Masnun’s ground-breaking projects build on single molecule chemistry, concentrating on how it might be possible to go from single molecules to minute molecular films (about 5nm2) and using electrodes to ‘sandwich’ the molecular films.
“This would allow us move from developmental research, towards a tangible technology that allows active molecular components to be integrated into devices,” she smiles.
Another key element of Masnun’s research is that it seeks to move away from the rare and expensive toxic metals of electronic substrates and STM (electrode) tips, to alternative electrode materials, especially carbon and even graphene.

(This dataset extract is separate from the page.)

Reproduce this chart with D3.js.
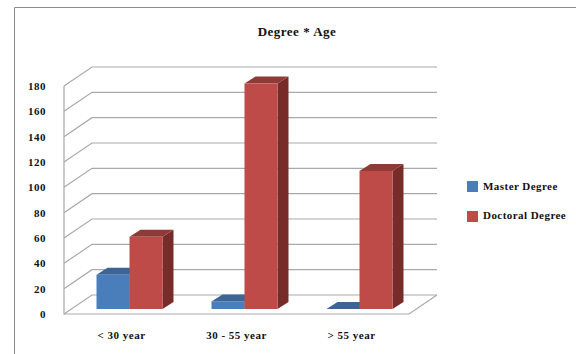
<!DOCTYPE html>
<html>
<head>
<meta charset="utf-8">
<script src="https://cdn.jsdelivr.net/npm/d3@7"></script>
<style>
  html, body { margin: 0; padding: 0; background: #fff; }
  svg { display: block; }
  text { font-family: "Liberation Serif", serif; font-weight: bold; fill: #111; }
</style>
</head>
<body>
<div id="chart"></div>
<script>
var categories = ['< 30 year', '30 - 55 year', '> 55 year'];
var seriesNames = ['Master Degree', 'Doctoral Degree'];
var masterValues = [27, 6, 0];
var doctoralValues = [57, 178, 109];
var tickValues = [0, 20, 40, 60, 80, 100, 120, 140, 160, 180];

var width = 576, height = 354;

// front plane of the 3d box, the back wall is the same plane moved by wall
var left = 64, right = 409, bottom = 314, top_ = 86;
var wall = {x: 28, y: -19};
// bars stand a little way into the box and have their own depth
var inset = {x: 8, y: -5};
var depth = {x: 11, y: -7};

var colors = {
    master: {front: '#4a7ebb', top: '#3c6595', side: '#2f5078'},
    doctoral: {front: '#be4b48', top: '#8f3a37', side: '#772c2a'}
};
var gridColor = '#a9a9a9';

var svg = d3.select('#chart').append('svg')
    .attr('width', width)
    .attr('height', height);

var x = d3.scaleBand().domain(categories).range([left, right]);
var y = d3.scaleLinear().domain([0, 180]).range([bottom, top_]);
var bar_x = d3.scaleBand().domain(seriesNames).range([0, 66]);
var bar_offset = (x.bandwidth() - 66) / 2;

// outer frame, only top and left edges show
svg.append('path')
    .attr('d', 'M14.5,354V7.5H576')
    .attr('fill', 'none')
    .attr('stroke', '#8c8c8c')
    .attr('stroke-width', 1);

// walls: one grid line per tick, going back along the side then across
var line = d3.line();
var grid = svg.append('g')
    .attr('fill', 'none')
    .attr('stroke', gridColor)
    .attr('stroke-width', 1.2);

tickValues.forEach(v => {
    grid.append('path').attr('d', line([
	[left, y(v)],
	[left + wall.x, y(v) + wall.y],
	[right + wall.x, y(v) + wall.y]
    ]));
});
grid.append('path').attr('d', line([[left, y(180)], [left, y(0)], [right, y(0)], [right + wall.x, y(0) + wall.y]]));

function poly(points) {
    return line(points) + 'Z';
}

function draw_bar(g, bx, value, w, c) {
    var base = bottom + inset.y;
    var scale = (y(0) - y(1));
    var topY = base - value * scale;
    var x0 = bx + inset.x, x1 = x0 + w;
    g.append('path').attr('fill', c.side).attr('d', poly([
	[x1, base], [x1 + depth.x, base + depth.y],
	[x1 + depth.x, topY + depth.y], [x1, topY]
    ]));
    g.append('path').attr('fill', c.top).attr('d', poly([
	[x0, topY], [x0 + depth.x, topY + depth.y],
	[x1 + depth.x, topY + depth.y], [x1, topY]
    ]));
    if (value > 0) {
	g.append('rect')
	    .attr('x', x0).attr('y', topY)
	    .attr('width', w).attr('height', base - topY)
	    .attr('fill', c.front);
    }
}

var bars = svg.append('g');
categories.forEach((cat, i) => {
    var g = bars.append('g');
    var start = x(cat) + bar_offset;
    draw_bar(g, start + bar_x(seriesNames[0]), masterValues[i], bar_x.bandwidth(), colors.master);
    draw_bar(g, start + bar_x(seriesNames[1]), doctoralValues[i], bar_x.bandwidth(), colors.doctoral);
});

// axes, labels only
var yAxis = d3.axisLeft(y).tickValues(tickValues).tickSize(0).tickPadding(18);
var yG = svg.append('g').attr('transform', `translate(${left},0)`).call(yAxis);
yG.select('.domain').remove();
yG.selectAll('text').attr('font-size', 11).style('letter-spacing', '0.5px');

var xAxis = d3.axisBottom(x).tickSize(0).tickPadding(17);
var xG = svg.append('g').attr('transform', `translate(0,${bottom})`).call(xAxis);
xG.select('.domain').remove();
xG.selectAll('text').attr('font-size', 11).style('letter-spacing', '0.5px');

svg.append('text')
    .attr('x', 297).attr('y', 36)
    .attr('text-anchor', 'middle')
    .attr('font-size', 13)
    .style('letter-spacing', '0.5px')
    .text('Degree * Age');

// legend
var legend = svg.append('g');
[colors.master, colors.doctoral].forEach((c, i) => {
    legend.append('rect')
	.attr('x', 467).attr('y', 181 + i * 30)
	.attr('width', 11).attr('height', 11)
	.attr('fill', c.front);
    legend.append('text')
	.attr('x', 483).attr('y', 189.5 + i * 29.5)
	.attr('font-size', 11)
	.style('letter-spacing', '0.45px')
	.text(seriesNames[i]);
});
</script>
</body>
</html>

“This result will be a significant reduction of electronic waste,” she explains. “Reducing toxicity will make it far easier to integrate into wearable electronics, and reduce the strain of electronic devices on the environment.
“Ultimately, it will also lower the cost of manufacturing to make electronics more available not only to the rich but to the masses.”
A turning tide
Her career dreams may be big but Masnun is also determined to get everything she can out of life.
Since 2018, she’s worked as a teaching assistant for first and third year undergraduate students at UWA and also co-supervises junior students from her group and is involved in science related volunteering work.
She loves spending time with her friends at Forrest Hall, watching movies and sharing walks and seeking out spicy food (“there’s not enough of it here!”) and says missing her family and her pets is made more bearable with regular Skype calls.
As for the future? With a 2019 World Bank report Voices to Choices: Bangladesh’s Journey in Women’s Economic Empowerment, finding Bangladeshi women still have limited choices, control and decision-making power over their employment, finances and economic assets but the country could become prosperous more quickly if more women got work with higher-quality and higher-paid jobs, Masnun says the time has come.
“Women are now showing their desire to contribute to the development of my country,” she reveals. “As a student from a developing country, the Forrest Scholarship is helping me to contribute to the economic development of Bangladesh and above all I hope that my achievements will play a significant role in national development as well.”